Braving a biting chill on the beach, the Sixth Form group investigated not only the threat posed by rapid coastal erosion at Walton-on-the-Naze, but also evaluated steps being taken by the town’s authorities to check it.
Geography teacher Chris Butler said: “Fieldtrips like this are so important in bringing to life what can be rather abstract concepts, such as coastal erosion and management. I was delighted with the boys’ approach across all three days of the trip. They worked extremely hard in challenging conditions and were a credit to the School.”
Walton has one of the fastest retreating cliff lines in the British Isles: on average, the cliffs are retreating between one and two metres every year. That the cliffs are falling away so rapidly is due largely to their geology.

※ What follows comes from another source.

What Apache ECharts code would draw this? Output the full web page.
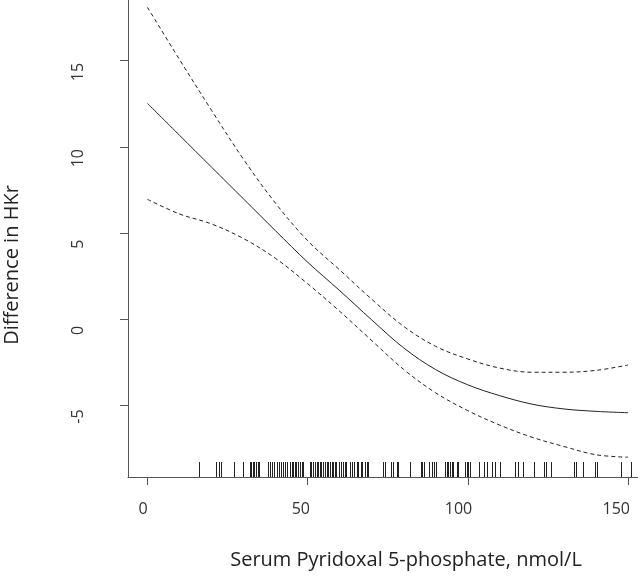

“The fossiliferous clays and sands exposed in the Naze area belong to the London Clay and Red Crag formations, and provide evidence of prehistoric life and conditions 54 million years ago and 2.5 million years ago respectively,” said Mr Butler. “Fossils, such as those of shark teeth and mangroves, occur commonly throughout both, and the area has attracted fossil-hunters since the 19th century.
“However, the formations unfortunately represent a relatively weak barrier to coastal erosion.”
Local officials have implemented a large number of strategies in a bid to slow the rate of erosion and protect the town and its services.
As well as looking into the impact of the erosion on both landforms and the built environment as part of their A-level studies, the boys also investigated the relative success of each management strategy the town had introduced and the impact that these techniques have had on both physical and human environments.
“Although no fossils were recovered, the fieldtrip was a great success, and despite the weather being bitterly cold, the boys demonstrated admirable fieldwork skills in sampling and collecting their data before analysis back in the classroom,” said Mr Butler.
The party stayed just over the Suffolk border in the Field Studies Council’s (FSC) Flatford Mill, which was once owned by John Constable’s family. He immortalised the Mill in his famous painting, The Hay Wain, in 1821.
Mr Butler added: “The boys were complimented on their positive attitudes, outstanding work ethic and manners by FSC staff and teachers from other visiting schools.”
Top to bottom, the pictures show: Year 12’s Sabbir Hossain using a level to chart platform gradient; boys profiling the protected beach and ‘slope toe’ at Walton; Red Crag and London Clay formations; Flatford Mill, as depicted in The Hay Wain, and the mill as it is today.